WRITTEN INSTRUCTION
Would you retype, exactly and without the pictures, the lines between the line holding "Write a component" and the line holding "const hippContraErr = [0.9, 0.2, 1.0, 1.8, 0.7];", inclusive, and nothing else?
═══ EXERCISE INPUT ═══
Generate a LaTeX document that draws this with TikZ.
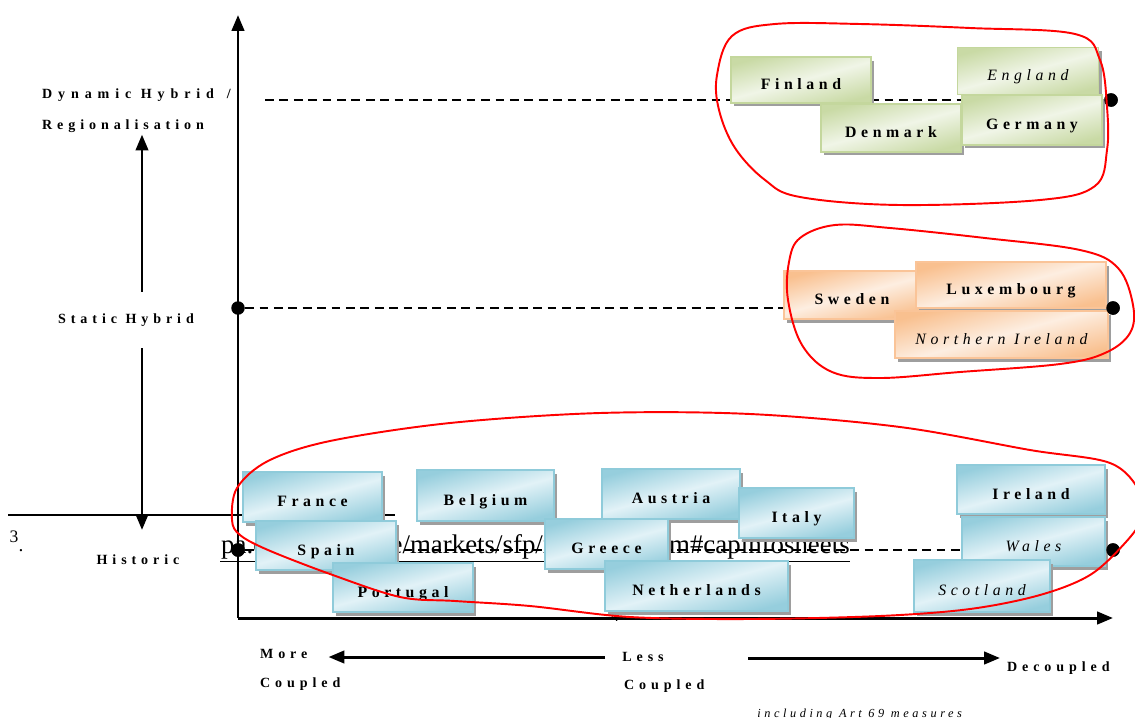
\documentclass[tikz,border=0pt]{standalone}
\usepackage{fontspec}
\setmainfont{Liberation Serif}
\newfontfamily\boxfont[LetterSpace=29]{Liberation Serif}
\newfontfamily\axisfont[LetterSpace=35]{Liberation Serif}
\newfontfamily\dynfont[LetterSpace=42]{Liberation Serif}
\usetikzlibrary{arrows.meta, positioning, shadows, calc}
\definecolor{blueedge}{RGB}{143,203,218}
\definecolor{bluedark}{RGB}{150,206,221}
\definecolor{bluelight}{RGB}{226,242,247}
\definecolor{greenedge}{RGB}{196,215,157}
\definecolor{greendark}{RGB}{201,218,165}
\definecolor{greenlight}{RGB}{240,245,231}
\definecolor{orangeedge}{RGB}{250,196,152}
\definecolor{orangedark}{RGB}{249,192,143}
\definecolor{orangelight}{RGB}{253,238,225}

\begin{document}
\begin{tikzpicture}[x=0.02cm, y=-0.02cm,
  country/.style={draw, line width=0.8pt, minimum height=0.98cm, inner sep=0pt,
    text height=11pt, text depth=0pt,
    font=\boxfont\bfseries\fontsize{9}{10}\selectfont,
    drop shadow={shadow xshift=0.06cm, shadow yshift=-0.07cm, fill=black!38, opacity=1}},
  bluebox/.style={country, draw=blueedge, top color=bluedark, bottom color=bluedark, middle color=bluelight, shading angle=15},
  greenbox/.style={country, draw=greenedge, top color=greendark, bottom color=greendark, middle color=greenlight, shading angle=15},
  orangebox/.style={country, draw=orangeedge, top color=orangedark, bottom color=orangedark, middle color=orangelight, shading angle=15},
  axislabel/.style={font=\axisfont\bfseries\fontsize{8}{9}\selectfont, inner sep=1pt},
  dot/.style={circle, fill=black, inner sep=0pt, minimum size=0.27cm},
  axis/.style={line width=1.7pt, -{Triangle[length=9pt,width=7pt]}},
  level/.style={line width=1.6pt, dash pattern=on 5pt off 3.2pt},
  ring/.style={red, line width=1.1pt}]

  \clip (0,0) rectangle (1135,717);

  % stray footnote bits of the page
  \draw[line width=1pt] (8,515) coordinate (rulea) -- (395,515) coordinate (ruleb);
  \node[font=\fontsize{10}{10}\selectfont, inner sep=0pt] (fnthree) at (14,537) {3};
  \node[font=\fontsize{11}{11}\selectfont, inner sep=0pt] (fndot) at (21,551) {.};
  \node[font=\fontsize{9}{9}\selectfont, inner sep=0pt] (fnfour) at (615,616) {4};
  \begin{scope}
    \clip (220,520) rectangle (900,575);
    \node[font=\fontsize{15.3}{17}\selectfont, anchor=base east, inner sep=0pt] (url) at (850,553)
      {\underline{http://ec.europa.eu/agriculture/markets/sfp/index\_en.htm\#capinfosheets}};
  \end{scope}

  % axes
  \coordinate (O) at (238,618);
  \coordinate (ytop) at (238,15);
  \coordinate (xend) at (1113,618);
  \draw[axis] (O) -- (ytop);
  \draw[axis] (O) -- (xend);

  % level labels
  \node[axislabel, font=\dynfont\bfseries\fontsize{8}{9}\selectfont, anchor=west] (dyn) at (40,95) {Dynamic Hybrid \hspace{2pt}/};
  \node[axislabel, anchor=west] (reg) at (40,126) {Regionalisation};
  \node[axislabel, minimum height=1.12cm] (stat) at (126,320) {Static Hybrid};
  \node[axislabel] (hist) at (138,560) {Historic};
  \coordinate (histtop) at (142,530);
  \draw[axis] (stat.north -| histtop) -- (histtop |- reg.south);
  \draw[axis] (stat.south -| histtop) -- (histtop);

  % levels
  \coordinate (dynstart) at (265,100);
  \node[dot] (dynend) at (1111,100) {};
  \node[dot] (statstart) at (238,308) {};
  \node[dot] (statend) at (1113,308) {};
  \node[dot] (histstart) at (238,550) {};
  \node[dot] (histend) at (1113,550) {};
  \draw[level] (dynstart) -- (dynend);
  \draw[level] (statstart) -- (statend);
  \draw[level] (histstart) -- (histend);

  % coupling
  \node[axislabel, anchor=west] (more) at (258,654) {More};
  \node[axislabel, anchor=west] (morec) at (258,684) {Coupled};
  \node[axislabel, anchor=west, inner sep=0pt] (less) at (622,657) {Less};
  \node[axislabel, anchor=west] (lessc) at (622,686) {Coupled};
  \node[axislabel, anchor=west] (decoup) at (1005,668) {Decoupled};
  \coordinate (rightstart) at (748,658);
  \draw[axis, shorten <=0.34cm, shorten >=0.38cm] (less.west) -- (less.west -| more.east);
  \draw[axis] (rightstart) -- (rightstart -| 1000,0);
  \node[font=\boxfont\itshape\fontsize{7}{7}\selectfont, anchor=base west, inner sep=0pt] (art) at (757,717) {including Art 69 measures};

  % dynamic hybrid
  \node[greenbox, minimum width=2.8cm, minimum height=0.92cm] (finland) at (801,80) {Finland};
  \node[greenbox, minimum width=2.82cm, minimum height=0.94cm] (england) at (1028,71) {\mdseries\itshape England};
  \node[greenbox, minimum width=2.8cm, minimum height=0.96cm] (denmark) at (891,128) {Denmark};
  \node[greenbox, minimum width=2.8cm, minimum height=1cm] (germany) at (1032,120) {Germany};

  % static hybrid
  \node[orangebox, minimum width=2.72cm, minimum height=0.96cm] (sweden) at (852,295) {Sweden};
  \node[orangebox, minimum width=3.8cm, minimum height=0.92cm] (luxembourg) at (1011,285) {Luxembourg};
  \node[orangebox, minimum width=4.26cm, minimum height=0.94cm] (nireland) at (1001.5,334.5) {\mdseries\itshape Northern Ireland};

  % historic
  \node[bluebox, minimum width=2.78cm, minimum height=1cm] (france) at (312.5,497) {France};
  \node[bluebox, minimum width=2.74cm, minimum height=1.02cm] (belgium) at (485.5,495.5) {Belgium};
  \node[bluebox, minimum width=2.76cm, minimum height=1cm] (austria) at (671,494) {Austria};
  \node[bluebox, minimum width=2.3cm, minimum height=1cm] (italy) at (796.5,513) {Italy};
  \node[bluebox, minimum width=2.8cm, minimum height=0.98cm] (spain) at (326,545.5) {Spain};
  \node[bluebox, minimum width=2.46cm, minimum height=1cm] (greece) at (606.5,544) {Greece};
  \node[bluebox, minimum width=2.8cm, minimum height=0.98cm] (portugal) at (403,587.5) {Portugal};
  \node[bluebox, minimum width=3.66cm, minimum height=1cm] (netherlands) at (696.5,586) {Netherlands};
  \node[bluebox, minimum width=2.96cm, minimum height=0.98cm] (ireland) at (1031,489.5) {Ireland};
  \node[bluebox, minimum width=2.86cm, minimum height=0.98cm] (wales) at (1033.5,541.5) {\mdseries\itshape Wales};
  \node[bluebox, minimum width=2.72cm, minimum height=1.04cm] (scotland) at (982,586) {\mdseries\itshape Scotland};

  % dots over the boxes
  \node[dot] at (dynend) {};
  \node[dot] at (statend) {};
  \node[dot] at (histend) {};
  \node[dot] at (histstart) {};

  % groups
  \draw[ring] plot[smooth cycle, tension=0.6] coordinates {(717,75) (732,36) (775,24) (860,24) (970,28) (1075,34) (1100,60) (1107,107) (1107,150) (1095,186) (1040,200) (900,205) (800,197) (765,180) (735,148) (719,110)};
  \draw[ring] plot[smooth cycle, tension=0.6] coordinates {(789,262) (800,238) (835,225) (890,228) (985,238) (1080,250) (1118,268) (1133,305) (1130,333) (1105,353) (1060,364) (960,372) (880,378) (832,372) (802,345) (788,300)};
  \draw[ring] plot[smooth cycle, tension=0.55] coordinates {(232,520) (237,488) (268,461) (330,441) (450,423) (600,413) (750,414) (900,427) (1030,450) (1110,463) (1140,492) (1142,518) (1125,543) (1090,575) (1040,595) (970,609) (880,616) (750,619) (630,617) (530,606) (455,601) (400,597) (330,574) (268,550) (240,535)};
\end{tikzpicture}
\end{document}
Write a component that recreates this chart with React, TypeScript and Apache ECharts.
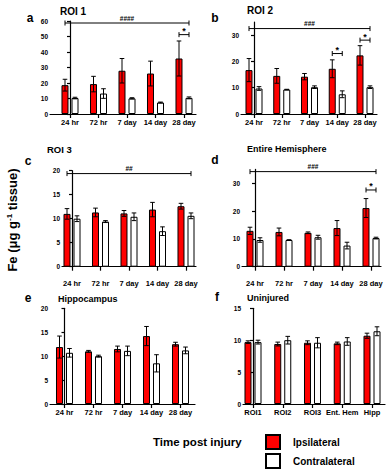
import React, { useEffect, useRef } from 'react';
import * as echarts from 'echarts';

// ---------- data ----------
const timeCats = ['24 hr', '72 hr', '7 day', '14 day', '28 day'];
const regionCats = ['ROI1', 'ROI2', 'ROI3', 'Ent. Hem', 'Hipp'];

const roi1Ipsi = [18.6, 19.3, 27.9, 26.1, 35.8];
const roi1IpsiErr = [3.8, 5.0, 7.9, 8.0, 11.3];
const roi1Contra = [10.3, 13.2, 10.1, 7.4, 10.4];
const roi1ContraErr = [0.5, 3.1, 0.4, 0.3, 0.6];

const roi2Ipsi = [16.7, 14.5, 14.2, 17.2, 22.3];
const roi2IpsiErr = [4.4, 2.8, 1.2, 3.4, 3.7];
const roi2Contra = [9.7, 9.3, 10.2, 7.5, 10.2];
const roi2ContraErr = [0.7, 0.1, 0.5, 1.3, 0.5];

const roi3Ipsi = [11.0, 11.3, 11.1, 11.9, 12.6];
const roi3IpsiErr = [1.1, 0.9, 0.6, 1.5, 0.6];
const roi3Contra = [10.0, 9.4, 10.4, 7.4, 10.6];
const roi3ContraErr = [0.6, 0.2, 0.8, 0.9, 0.6];

const hemiIpsi = [12.9, 12.5, 12.2, 13.9, 21.1];
const hemiIpsiErr = [1.3, 1.4, 0.3, 2.7, 3.4];
const hemiContra = [9.6, 9.6, 10.6, 7.6, 10.3];
const hemiContraErr = [0.8, 0.1, 0.7, 1.2, 0.3];

const hippIpsi = [11.9, 11.0, 11.5, 14.2, 12.5];
const hippIpsiErr = [2.3, 0.2, 0.6, 2.0, 0.4];
const hippContra = [10.7, 10.0, 11.1, 8.5, 11.2];
const hippContraErr = [0.9, 0.2, 1.0, 1.8, 0.7];

const uninjIpsi = [9.7, 9.4, 9.6, 9.5, 10.7];
const uninjIpsiErr = [0.2, 0.3, 0.3, 0.2, 0.4];
const uninjContra = [9.7, 10.0, 9.6, 9.8, 11.4];
const uninjContraErr = [0.3, 0.6, 0.8, 0.6, 0.7];

const ticks60 = [0, 10, 20, 30, 40, 50, 60];
const ticks35 = [0, 10, 20, 30];
const ticks20 = [0, 5, 10, 15, 20];
const ticks15 = [0, 5, 10, 15];

const legendNames = ['Ipsilateral', 'Contralateral'];

// significance brackets: from category, to category, height, label
const bracketsA = [
  { from: 0, to: 4, y: 58.7, label: '####' },
  { from: 4, to: 4, y: 51.2, label: '*' },
];
const bracketsB = [
  { from: 0, to: 4, y: 32.5, label: '###' },
  { from: 3, to: 3, y: 23.0, label: '*' },
  { from: 4, to: 4, y: 28.1, label: '*' },
];
const bracketsC = [{ from: 0, to: 4, y: 19.4, label: '##' }];
const bracketsD = [
  { from: 0, to: 4, y: 34.2, label: '###' },
  { from: 4, to: 4, y: 27.6, label: '*' },
];

// ---------- layout / style ----------
const FONT = '"Liberation Sans", Arial, Helvetica, sans-serif';
const OFF = 5; // half distance between paired bar centres (px)

const panels = [
  { letter: 'a', title: 'ROI 1', titleSize: 10, cats: timeCats, ipsi: roi1Ipsi, ipsiErr: roi1IpsiErr, contra: roi1Contra, contraErr: roi1ContraErr, yMax: 60, yTicks: ticks60, brackets: bracketsA,
    L: { axisX: 50, first: 70, step: 28.5, right: 196, top: 21, bottom: 114, margin: 4, lx: 30, ly: 18, tx: 60, ty: 11 } },
  { letter: 'b', title: 'ROI 2', titleSize: 10, cats: timeCats, ipsi: roi2Ipsi, ipsiErr: roi2IpsiErr, contra: roi2Contra, contraErr: roi2ContraErr, yMax: 35, yTicks: ticks35, brackets: bracketsB,
    L: { axisX: 241, first: 254, step: 27.75, right: 377, top: 22, bottom: 114, margin: 4, lx: 215, ly: 18, tx: 247, ty: 10 } },
  { letter: 'c', title: 'ROI 3', titleSize: 9.5, cats: timeCats, ipsi: roi3Ipsi, ipsiErr: roi3IpsiErr, contra: roi3Contra, contraErr: roi3ContraErr, yMax: 20, yTicks: ticks20, brackets: bracketsC,
    L: { axisX: 62, first: 72, step: 28.5, right: 196, top: 170.7, bottom: 266.7, margin: 13, lx: 28, ly: 161, tx: 47, ty: 149.5 } },
  { letter: 'd', title: 'Entire Hemisphere', titleSize: 9, cats: timeCats, ipsi: hemiIpsi, ipsiErr: hemiIpsiErr, contra: hemiContra, contraErr: hemiContraErr, yMax: 35, yTicks: ticks35, brackets: bracketsD,
    L: { axisX: 242, first: 255, step: 29, right: 381, top: 169.4, bottom: 266.7, margin: 13, lx: 215, ly: 160, tx: 247, ty: 149 } },
  { letter: 'e', title: 'Hippocampus', titleSize: 9, cats: timeCats, ipsi: hippIpsi, ipsiErr: hippIpsiErr, contra: hippContra, contraErr: hippContraErr, yMax: 20, yTicks: ticks20, brackets: [],
    L: { axisX: 50, first: 64.5, step: 29, right: 195, top: 308.3, bottom: 404, margin: 4, lx: 28, ly: 298, tx: 58, ty: 299 } },
  { letter: 'f', title: 'Uninjured', titleSize: 9, cats: regionCats, ipsi: uninjIpsi, ipsiErr: uninjIpsiErr, contra: uninjContra, contraErr: uninjContraErr, yMax: 15, yTicks: ticks15, brackets: [],
    L: { axisX: 243, first: 253, step: 29.75, right: 385, top: 308.3, bottom: 404, margin: 4, lx: 217, ly: 297, tx: 247, ty: 298 } },
];

const legendTops = [434, 453];
const lineStyle = { color: '#000', width: 1.2 };

function buildOption() {
  const grid: any[] = [];
  const xAxis: any[] = [];
  const yAxis: any[] = [];
  const series: any[] = [];
  const graphic: any[] = [];

  panels.forEach((p, i) => {
    const L = p.L;
    grid.push({ left: L.axisX, top: L.top, width: L.right - L.axisX, height: L.bottom - L.top });
    const n = p.cats.length;
    const idx = p.cats.map((_, j) => j);
    xAxis.push({
      type: 'value', gridIndex: i,
      min: -(L.first - L.axisX) / L.step,
      max: n - 1 + (L.right - (L.first + (n - 1) * L.step)) / L.step,
      axisLine: { show: true, lineStyle },
      axisTick: { show: true, customValues: idx, length: 4, lineStyle },
      axisLabel: {
        customValues: idx, margin: L.margin, fontSize: 7.5, fontWeight: 'bold', color: '#000', fontFamily: FONT,
        formatter: (v: number) => p.cats[Math.round(v)] ?? '',
      },
      splitLine: { show: false },
    });
    yAxis.push({
      type: 'value', gridIndex: i, min: 0, max: p.yMax,
      axisLine: { show: true, lineStyle },
      axisTick: { show: true, customValues: p.yTicks, length: 3, lineStyle },
      axisLabel: { customValues: p.yTicks, margin: 2, fontSize: 6.5, fontWeight: 'bold', color: '#000', fontFamily: FONT },
      splitLine: { show: false },
    });
    series.push({
      type: 'bar', name: legendNames[0], xAxisIndex: i, yAxisIndex: i,
      data: p.ipsi.map((v, j) => [j, v]), barWidth: 7, barGap: '43%',
      itemStyle: { color: '#ff0000', borderColor: '#000', borderWidth: 1 },
      silent: true,
    });
    series.push({
      type: 'bar', name: legendNames[1], xAxisIndex: i, yAxisIndex: i,
      data: p.contra.map((v, j) => [j, v]), barWidth: 7, barGap: '43%',
      itemStyle: { color: '#ffffff', borderColor: '#000', borderWidth: 1 },
      silent: true,
    });
    const errData = [
      ...p.ipsi.map((v, j) => [j, v, p.ipsiErr[j], -1]),
      ...p.contra.map((v, j) => [j, v, p.contraErr[j], 1]),
    ];
    series.push({
      type: 'custom', xAxisIndex: i, yAxisIndex: i, silent: true, z: 5, clip: false,
      encode: { x: 0, y: 1 },
      data: errData,
      renderItem: (params: any, api: any) => {
        const j = api.value(0), m = api.value(1), e = api.value(2), side = api.value(3);
        const top = api.coord([j, m + e]);
        const bot = api.coord([j, m - e]);
        const x = top[0] + side * OFF;
        const cap = 2.3;
        const st = { stroke: '#000', lineWidth: 1 };
        return {
          type: 'group',
          children: [
            { type: 'line', shape: { x1: x, y1: top[1], x2: x, y2: bot[1] }, style: st },
            { type: 'line', shape: { x1: x - cap, y1: top[1], x2: x + cap, y2: top[1] }, style: st },
            { type: 'line', shape: { x1: x - cap, y1: bot[1], x2: x + cap, y2: bot[1] }, style: st },
          ],
        };
      },
    });
    if (p.brackets.length) {
      series.push({
        type: 'custom', xAxisIndex: i, yAxisIndex: i, silent: true, z: 6, clip: false,
        encode: { x: [0, 1], y: 2 },
        data: p.brackets.map((b) => [b.from, b.to, b.y]),
        renderItem: (params: any, api: any) => {
          const a = api.coord([api.value(0), api.value(2)]);
          const b = api.coord([api.value(1), api.value(2)]);
          const x1 = a[0] - OFF, x2 = b[0] + OFF, y = a[1];
          const cap = 2.5;
          const st = { stroke: '#000', lineWidth: 1 };
          const label = p.brackets[params.dataIndex].label;
          const star = label === '*';
          return {
            type: 'group',
            children: [
              { type: 'line', shape: { x1, y1: y, x2, y2: y }, style: st },
              { type: 'line', shape: { x1, y1: y - cap, x2: x1, y2: y + cap }, style: st },
              { type: 'line', shape: { x1: x2, y1: y - cap, x2, y2: y + cap }, style: st },
              {
                type: 'text', x: (x1 + x2) / 2, y: star ? y + 1 : y - 1.5,
                style: {
                  text: label, textAlign: 'center', textVerticalAlign: 'bottom',
                  font: `bold ${star ? 9 : 6.5}px ${FONT}`, fill: '#000',
                },
              },
            ],
          };
        },
      });
    }
    graphic.push({
      type: 'text', x: L.lx, y: L.ly,
      style: { text: p.letter, font: `bold 12px ${FONT}`, fill: '#000', textAlign: 'center', textVerticalAlign: 'middle' },
    });
    graphic.push({
      type: 'text', x: L.tx, y: L.ty,
      style: { text: p.title, font: `bold ${p.titleSize}px ${FONT}`, fill: '#000', textAlign: 'left', textVerticalAlign: 'middle' },
    });
  });

  graphic.push({
    type: 'text', x: 12, y: 220, rotation: Math.PI / 2,
    style: {
      text: 'Fe (μg g{sup|-1} tissue)',
      font: `bold 13px ${FONT}`, fill: '#000', textAlign: 'center', textVerticalAlign: 'middle',
      rich: { sup: { fontSize: 8, fontWeight: 'bold', fontFamily: FONT, verticalAlign: 'top', fill: '#000' } },
    },
  });
  graphic.push({
    type: 'text', x: 153, y: 442,
    style: { text: 'Time post injury', font: `bold 11.5px ${FONT}`, fill: '#000', textAlign: 'left', textVerticalAlign: 'middle' },
  });

  const legend = legendNames.map((name, k) => ({
    orient: 'vertical', left: 265, top: legendTops[k], padding: 0, itemWidth: 14, itemHeight: 14,
    icon: 'rect',
    data: [name], selectedMode: false,
    itemStyle: { borderColor: '#000', borderWidth: 2 },
    textStyle: { fontSize: 10, fontWeight: 'bold', fontFamily: FONT, color: '#000', padding: [0, 0, 0, 8] },
  }));

  return { animation: false, grid, xAxis, yAxis, series, graphic, legend };
}

export default function App() {
  const ref = useRef<HTMLDivElement>(null);
  useEffect(() => {
    if (!ref.current) return;
    const chart = echarts.init(ref.current, undefined, { renderer: 'svg' });
    chart.setOption(buildOption() as any);
    return () => chart.dispose();
  }, []);
  return <div ref={ref} style={{ position: 'absolute', left: 0, top: 0, width: 390, height: 470, background: '#fff' }} />;
}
═══
WRITTEN RESPONSE
Write a component that recreates this chart with React, TypeScript and Apache ECharts.
import React, { useEffect, useRef } from 'react';
import * as echarts from 'echarts';

// ---------- data ----------
const timeCats = ['24 hr', '72 hr', '7 day', '14 day', '28 day'];
const regionCats = ['ROI1', 'ROI2', 'ROI3', 'Ent. Hem', 'Hipp'];

const roi1Ipsi = [18.6, 19.3, 27.9, 26.1, 35.8];
const roi1IpsiErr = [3.8, 5.0, 7.9, 8.0, 11.3];
const roi1Contra = [10.3, 13.2, 10.1, 7.4, 10.4];
const roi1ContraErr = [0.5, 3.1, 0.4, 0.3, 0.6];

const roi2Ipsi = [16.7, 14.5, 14.2, 17.2, 22.3];
const roi2IpsiErr = [4.4, 2.8, 1.2, 3.4, 3.7];
const roi2Contra = [9.7, 9.3, 10.2, 7.5, 10.2];
const roi2ContraErr = [0.7, 0.1, 0.5, 1.3, 0.5];

const roi3Ipsi = [11.0, 11.3, 11.1, 11.9, 12.6];
const roi3IpsiErr = [1.1, 0.9, 0.6, 1.5, 0.6];
const roi3Contra = [10.0, 9.4, 10.4, 7.4, 10.6];
const roi3ContraErr = [0.6, 0.2, 0.8, 0.9, 0.6];

const hemiIpsi = [12.9, 12.5, 12.2, 13.9, 21.1];
const hemiIpsiErr = [1.3, 1.4, 0.3, 2.7, 3.4];
const hemiContra = [9.6, 9.6, 10.6, 7.6, 10.3];
const hemiContraErr = [0.8, 0.1, 0.7, 1.2, 0.3];

const hippIpsi = [11.9, 11.0, 11.5, 14.2, 12.5];
const hippIpsiErr = [2.3, 0.2, 0.6, 2.0, 0.4];
const hippContra = [10.7, 10.0, 11.1, 8.5, 11.2];
const hippContraErr = [0.9, 0.2, 1.0, 1.8, 0.7];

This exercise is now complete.